What needs to be done:
Among the entries below, find the lines with "this" and copy them.

------------------------------------------------

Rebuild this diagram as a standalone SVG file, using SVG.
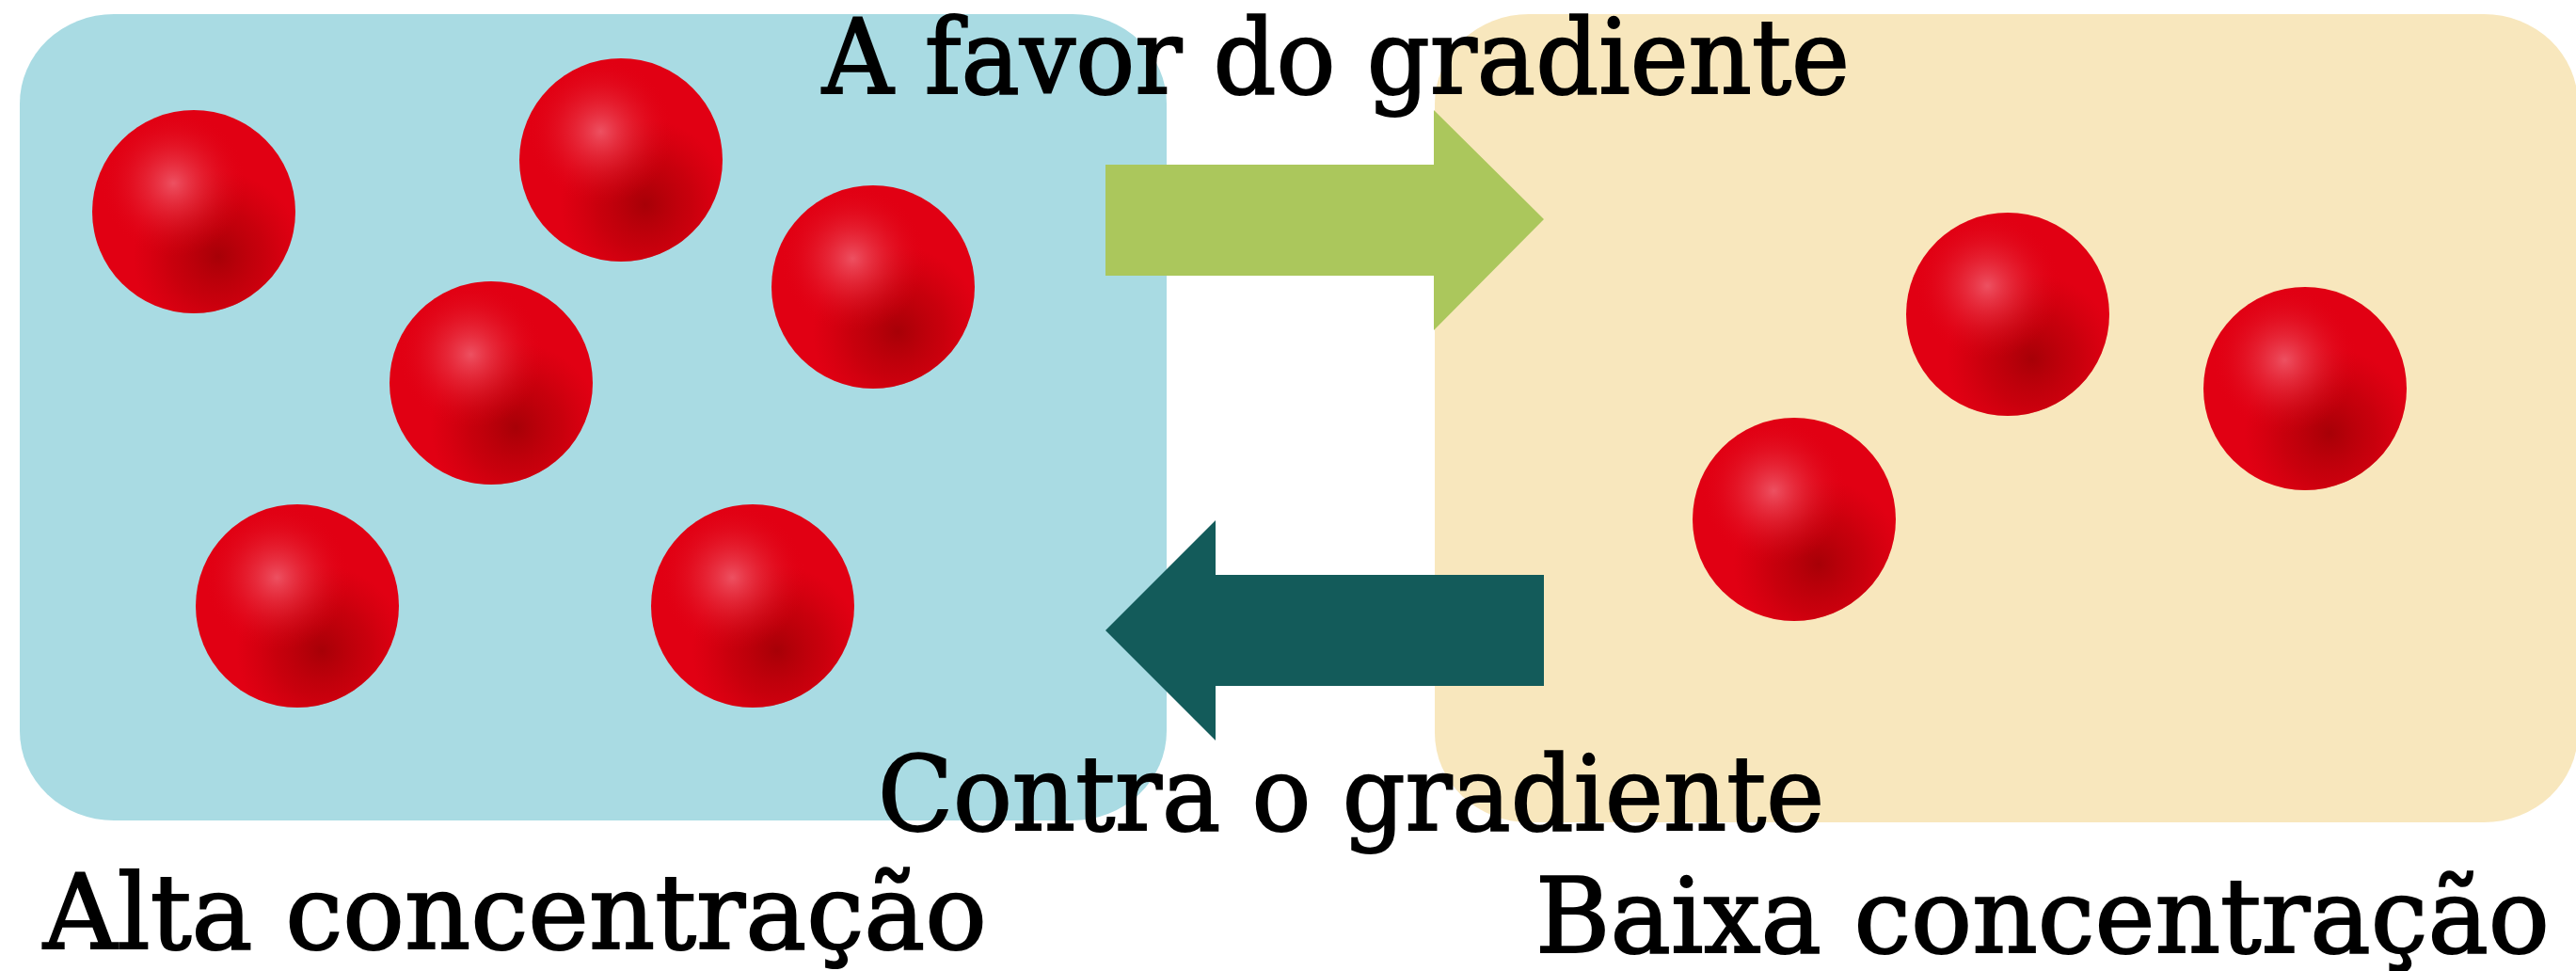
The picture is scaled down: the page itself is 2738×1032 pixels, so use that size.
<svg xmlns="http://www.w3.org/2000/svg" width="2738" height="1032" viewBox="0 0 2738 1032">
  <style>
    .lbl { font-family: "DejaVu Serif", "Liberation Serif", serif; font-size: 111px; fill: #000; stroke: #000; stroke-width: 2px; }
    .sph { fill: #e10013; }
  </style>
  <defs>
    <radialGradient id="shade" cx="0.62" cy="0.72" r="0.42">
      <stop offset="0" stop-color="#a40006" stop-opacity="0.95"/>
      <stop offset="0.55" stop-color="#b50008" stop-opacity="0.55"/>
      <stop offset="1" stop-color="#c0000a" stop-opacity="0"/>
    </radialGradient>
    <radialGradient id="hl" cx="0.4" cy="0.36" r="0.36">
      <stop offset="0" stop-color="#ee5a6a" stop-opacity="0.9"/>
      <stop offset="0.5" stop-color="#e8303f" stop-opacity="0.45"/>
      <stop offset="1" stop-color="#e10013" stop-opacity="0"/>
    </radialGradient>
    <g id="sphere">
      <circle r="108" class="sph"/>
      <circle r="108" fill="url(#shade)"/>
      <circle r="108" fill="url(#hl)"/>
    </g>
  </defs>

  <g id="panel-high">
    <rect x="21" y="15" width="1219" height="857" rx="100" ry="95" fill="#a9dbe3"/>
    <use href="#sphere" x="206" y="225"/>
    <use href="#sphere" x="660" y="170"/>
    <use href="#sphere" x="928" y="305"/>
    <use href="#sphere" x="522" y="407"/>
    <use href="#sphere" x="316" y="644"/>
    <use href="#sphere" x="800" y="644"/>
  </g>

  <g id="panel-low">
    <rect x="1525" y="15" width="1215" height="859" rx="100" ry="95" fill="#f8e7bd"/>
    <use href="#sphere" x="2134" y="334"/>
    <use href="#sphere" x="2450" y="413"/>
    <use href="#sphere" x="1907" y="552"/>
  </g>

  <g id="connectors">
    <polygon id="arrow-favor" points="1175,175 1524,175 1524,117 1641,233 1524,351 1524,293 1175,293" fill="#abc75c"/>
    <polygon id="arrow-contra" points="1641,611 1292,611 1292,553 1175,670 1292,787 1292,729 1641,729" fill="#135b5a"/>
  </g>

  <g id="labels">
    <text class="lbl" x="874" y="99" textLength="1092" lengthAdjust="spacingAndGlyphs">A favor do gradiente</text>
    <text class="lbl" x="933" y="882" textLength="1006" lengthAdjust="spacingAndGlyphs">Contra o gradiente</text>
    <text class="lbl" x="46" y="1008" textLength="1003" lengthAdjust="spacingAndGlyphs">Alta concentração</text>
    <text class="lbl" x="1632" y="1012" textLength="1078" lengthAdjust="spacingAndGlyphs">Baixa concentração</text>
  </g>
</svg>
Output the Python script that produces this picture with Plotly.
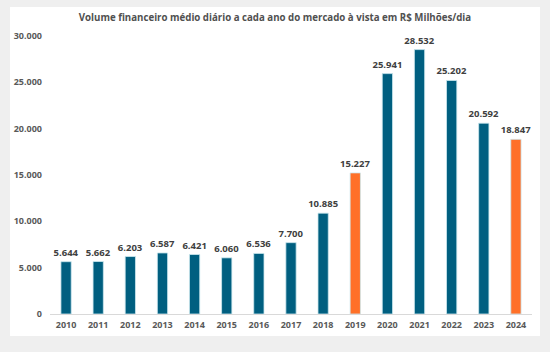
import plotly.graph_objects as go

years = ["2010", "2011", "2012", "2013", "2014", "2015", "2016", "2017",
         "2018", "2019", "2020", "2021", "2022", "2023", "2024"]
volumes = [5644, 5662, 6203, 6587, 6421, 6060, 6536, 7700,
           10885, 15227, 25941, 28532, 25202, 20592, 18847]
highlight_years = ["2019", "2024"]
title_text = "Volume financeiro médio diário a cada ano do mercado à vista em R$ Milhões/dia"
y_ticks = [0, 5000, 10000, 15000, 20000, 25000, 30000]

TEAL = "#005f80"
ORANGE = "#ff7028"
colors = [ORANGE if y in highlight_years else TEAL for y in years]

W, H = 550, 352
L, R, T, B = 50, 532, 36, 314  # plot area pixels

def px_x(x):
    return (x - L) / (R - L)

def px_y(y):
    return (B - y) / (B - T)

fig = go.Figure()
fig.add_trace(go.Bar(
    x=years, y=volumes,
    marker=dict(color=colors, line=dict(color="#cde8ef", width=0.8)),
    texttemplate="%{y:,}", textposition="outside", constraintext="none",
    textfont=dict(family="Open Sans", size=9.5, color="#404040", weight="bold"),
    cliponaxis=False,
    hoverinfo="skip",
))

fig.update_layout(
    width=W, height=H,
    margin=dict(l=L, r=W - R, t=T, b=H - B, pad=0),
    paper_bgcolor="#efefef",
    plot_bgcolor="rgba(0,0,0,0)",
    separators=",.",
    bargap=0.68,
    showlegend=False,
    font=dict(family="Open Sans", color="#595959"),
    title=dict(text=title_text, x=0.5, xanchor="center", y=1 - 18 / H, yanchor="middle",
               font=dict(family="Open Sans", size=9.7, color="#505050", weight="bold")),
    shapes=[dict(type="rect", xref="paper", yref="paper",
                 x0=px_x(10), x1=px_x(540), y0=px_y(336), y1=px_y(7),
                 fillcolor="white", line=dict(width=0), layer="below")],
    xaxis=dict(showgrid=False, showline=True, linecolor="#d9d9d9", linewidth=1,
               ticks="", tickfont=dict(size=9, color="#595959", family="Open Sans", weight="bold"),
               ticklabelstandoff=2, fixedrange=True),
    yaxis=dict(range=[0, 30000], tickvals=y_ticks, tickformat=",d",
               showgrid=False, zeroline=False, showline=False, ticks="",
               tickfont=dict(size=9, color="#595959", family="Open Sans", weight="bold"),
               ticklabelstandoff=7, fixedrange=True),
)

fig.write_html("out.html")
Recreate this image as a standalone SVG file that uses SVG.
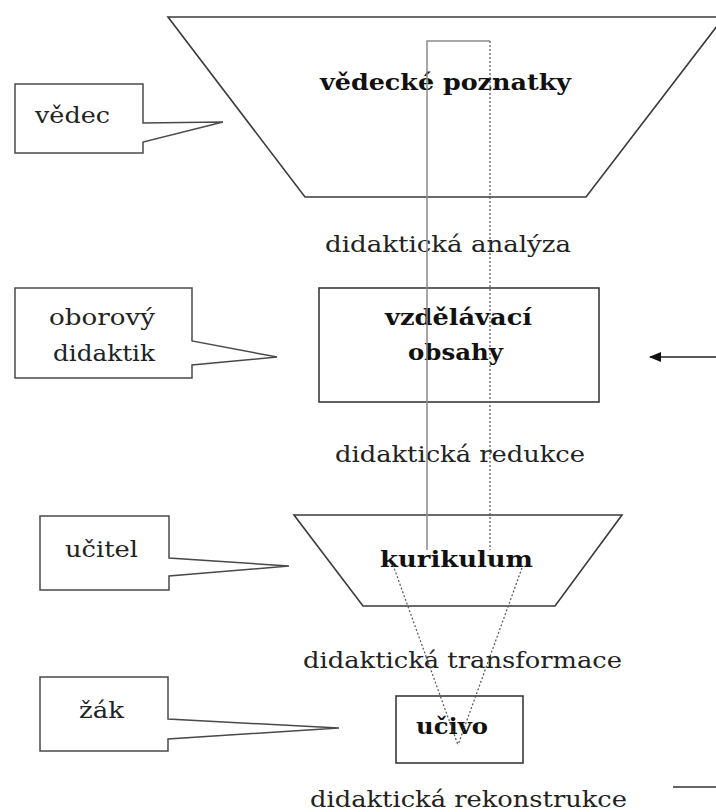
<svg xmlns="http://www.w3.org/2000/svg" width="716" height="812" viewBox="0 0 716 812">
<defs>
<style>
.shape{fill:#fff;stroke:#3a3a3a;stroke-width:1.6}
.call{fill:#fff;stroke:#4a4a4a;stroke-width:1.5}
.t{font-family:"DejaVu Serif","Liberation Serif",serif;font-size:23px;fill:#222}
.b{font-family:"DejaVu Serif","Liberation Serif",serif;font-size:23px;font-weight:bold;fill:#111}
.guide{fill:none;stroke:#8a8a8a;stroke-width:1.5}
.dot{fill:none;stroke:#555;stroke-width:1.2;stroke-dasharray:2 2}
</style>
<marker id="ah" markerWidth="12" markerHeight="10" refX="11" refY="5" orient="auto" markerUnits="userSpaceOnUse">
<path d="M0,0 L12,5 L0,10 Z" fill="#111"/>
</marker>
</defs>
<rect width="716" height="812" fill="#fff"/>

<g id="vedecke-poznatky">
<path class="shape" d="M168,17 L724,17 L586,197 L305,197 Z"/>
<text class="b" x="320" y="90" textLength="251" lengthAdjust="spacingAndGlyphs">vědecké poznatky</text>
</g>

<g id="vzdelavaci-obsahy">
<rect class="shape" x="319" y="288" width="280" height="114"/>
<text class="b" x="385" y="325" textLength="147" lengthAdjust="spacingAndGlyphs">vzdělávací</text>
<text class="b" x="408" y="360" textLength="95" lengthAdjust="spacingAndGlyphs">obsahy</text>
</g>

<g id="kurikulum">
<path class="shape" d="M294,515 L622,515 L555,606 L363,606 Z"/>
<text class="b" x="380" y="567" textLength="153" lengthAdjust="spacingAndGlyphs">kurikulum</text>
</g>

<g id="ucivo">
<rect class="shape" x="396" y="696" width="127" height="67"/>
<text class="b" x="416" y="734" textLength="72" lengthAdjust="spacingAndGlyphs">učivo</text>
</g>

<g id="vedec">
<path class="call" d="M15,84 H143 V123 L223,122 L143,142 V153 H15 Z"/>
<text class="t" x="35" y="123" textLength="75" lengthAdjust="spacingAndGlyphs">vědec</text>
</g>

<g id="oborovy-didaktik">
<path class="call" d="M15,288 H192 V341 L277,357 L192,365 V378 H15 Z"/>
<text class="t" x="49" y="325" textLength="106" lengthAdjust="spacingAndGlyphs">oborový</text>
<text class="t" x="53" y="361" textLength="102" lengthAdjust="spacingAndGlyphs">didaktik</text>
</g>

<g id="ucitel">
<path class="call" d="M40,516 H169 V558 L289,566 L169,576 V590 H40 Z"/>
<text class="t" x="65" y="557" textLength="73" lengthAdjust="spacingAndGlyphs">učitel</text>
</g>

<g id="zak">
<path class="call" d="M40,677 H168 V719 L339,728 L168,739 V751 H40 Z"/>
<text class="t" x="79" y="718" textLength="45" lengthAdjust="spacingAndGlyphs">žák</text>
</g>

<g id="labels">
<text class="t" x="325" y="252" textLength="246" lengthAdjust="spacingAndGlyphs">didaktická analýza</text>
<text class="t" x="335" y="462" textLength="250" lengthAdjust="spacingAndGlyphs">didaktická redukce</text>
<text class="t" x="303" y="668" textLength="319" lengthAdjust="spacingAndGlyphs">didaktická transformace</text>
<text class="t" x="310" y="807" textLength="317" lengthAdjust="spacingAndGlyphs">didaktická rekonstrukce</text>
</g>

<g id="connectors">
<path class="guide" d="M427,550 V41 H490"/>
<path class="dot" d="M490,41 V550"/>
<path class="dot" d="M393,565 L458,745"/>
<path class="dot" d="M522,568 L458,745"/>
<line x1="716" y1="357" x2="650" y2="357" stroke="#222" stroke-width="1.5" marker-end="url(#ah)"/>
<line x1="673" y1="787" x2="716" y2="787" stroke="#666" stroke-width="1.8"/>
</g>
</svg>
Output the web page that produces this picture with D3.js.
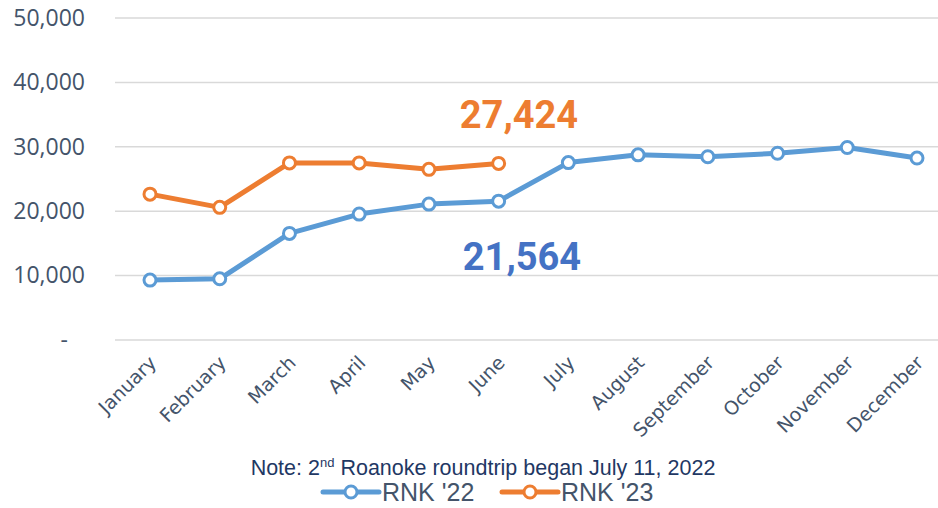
<!DOCTYPE html>
<html>
<head>
<meta charset="utf-8">
<script src="https://cdn.jsdelivr.net/npm/d3@7"></script>
<style>
  body { margin: 0; background: #fff; }
  svg { display: block; }
</style>
</head>
<body>
<svg id="chart" width="938" height="508"></svg>
<script>
const months = ['January', 'February', 'March', 'April', 'May', 'June',
  'July', 'August', 'September', 'October', 'November', 'December']
const rnk22 = [9300, 9500, 16550, 19550, 21100, 21564, 27550, 28750, 28450, 29000, 29900, 28250]
const rnk23 = [22650, 20600, 27500, 27500, 26500, 27424]
const yTicks = [0, 10000, 20000, 30000, 40000, 50000]

const width = 938
const height = 508
const margin = { top: 18, right: 0, bottom: 168, left: 115 }

const svg = d3.select('#chart')

const x = d3.scalePoint()
  .domain(months)
  .range([150, 917])

const y = d3.scaleLinear()
  .domain([0, 50000])
  .range([height - margin.bottom, margin.top])

const axisColor = '#44546a'

// gridlines
svg.append('g')
  .selectAll('line')
  .data(yTicks)
  .join('line')
  .attr('x1', margin.left)
  .attr('x2', width - margin.right)
  .attr('y1', d => y(d))
  .attr('y2', d => y(d))
  .attr('stroke', '#d9d9d9')
  .attr('stroke-width', 1.5)

// y axis
const yAxis = g => g
  .attr('transform', `translate(${margin.left},0)`)
  .call(d3.axisLeft(y).tickValues(yTicks).tickSize(0).tickPadding(30)
    .tickFormat(d => d === 0 ? '-' : d3.format(',')(d)))
  .call(g => g.select('.domain').remove())
  .call(g => g.selectAll('text')
    .attr('fill', axisColor)
    .style('font-family', '"Open Sans", sans-serif')
    .style('font-size', '23px'))
  .call(g => g.selectAll('.tick').filter(d => d === 0).select('text').attr('dx', -17))

svg.append('g').call(yAxis)

// x axis
const xAxis = g => g
  .attr('transform', `translate(0,${y(0)})`)
  .call(d3.axisBottom(x).tickSize(0).tickPadding(0))
  .call(g => g.select('.domain').remove())
  .call(g => g.selectAll('text')
    .attr('fill', axisColor)
    .style('font-family', '"DejaVu Sans", sans-serif')
    .style('font-size', '19px')
    .attr('text-anchor', 'end')
    .attr('dy', 0)
    .attr('transform', 'translate(7,24) rotate(-45)'))

svg.append('g').call(xAxis)

const series = [
  { key: "RNK '22", values: rnk22, color: '#5b9bd5' },
  { key: "RNK '23", values: rnk23, color: '#ed7d31' }
]

const line = d3.line()
  .x((d, i) => x(months[i]))
  .y(d => y(d))

series.forEach(s => {
  const g = svg.append('g')
  g.append('path')
    .datum(s.values)
    .attr('d', line)
    .attr('fill', 'none')
    .attr('stroke', s.color)
    .attr('stroke-width', 5)
    .attr('stroke-linejoin', 'round')
  g.selectAll('circle')
    .data(s.values)
    .join('circle')
    .attr('cx', (d, i) => x(months[i]))
    .attr('cy', d => y(d))
    .attr('r', 6)
    .attr('fill', '#fff')
    .attr('stroke', s.color)
    .attr('stroke-width', 3)
})

// callout labels
svg.append('text')
  .attr('x', 519)
  .attr('y', 128)
  .attr('text-anchor', 'middle')
  .attr('fill', '#ed7d31')
  .style('font-family', 'Roboto, sans-serif')
  .style('font-weight', 'bold')
  .style('font-size', '38px')
  .text(d3.format(',')(rnk23[5]))

svg.append('text')
  .attr('x', 522)
  .attr('y', 270)
  .attr('text-anchor', 'middle')
  .attr('fill', '#4472c4')
  .style('font-family', 'Roboto, sans-serif')
  .style('font-weight', 'bold')
  .style('font-size', '38px')
  .text(d3.format(',')(rnk22[5]))

// note
const note = svg.append('text')
  .attr('x', 483)
  .attr('y', 475)
  .attr('text-anchor', 'middle')
  .attr('fill', '#1f3864')
  .style('font-family', '"Liberation Sans", Arial, sans-serif')
  .style('font-size', '21.5px')
note.append('tspan').text('Note: 2')
note.append('tspan').attr('dy', -8).style('font-size', '13px').text('nd')
note.append('tspan').attr('dy', 8).text(' Roanoke roundtrip began July 11, 2022')

// legend
const legend = svg.append('g')
  .selectAll('g')
  .data(series)
  .join('g')
  .attr('transform', (d, i) => `translate(${323 + i * 179},492)`)

legend.append('line')
  .attr('x1', 0).attr('x2', 56)
  .attr('stroke', d => d.color)
  .attr('stroke-width', 5)
  .attr('stroke-linecap', 'round')
legend.append('circle')
  .attr('cx', 28).attr('r', 6)
  .attr('fill', '#fff')
  .attr('stroke', d => d.color)
  .attr('stroke-width', 3)
legend.append('text')
  .attr('x', 59)
  .attr('y', 9)
  .attr('fill', axisColor)
  .style('font-family', '"Liberation Sans", Arial, sans-serif')
  .style('font-size', '25px')
  .text(d => d.key)
</script>
</body>
</html>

------------------------------------------------

Answer to the problem:
Rebuild this diagram as a standalone SVG file, using SVG.
Output the Python script that produces this picture with Plotly.
Recreate this image as a standalone SVG file that uses SVG.
Output the web page that produces this picture with D3.js.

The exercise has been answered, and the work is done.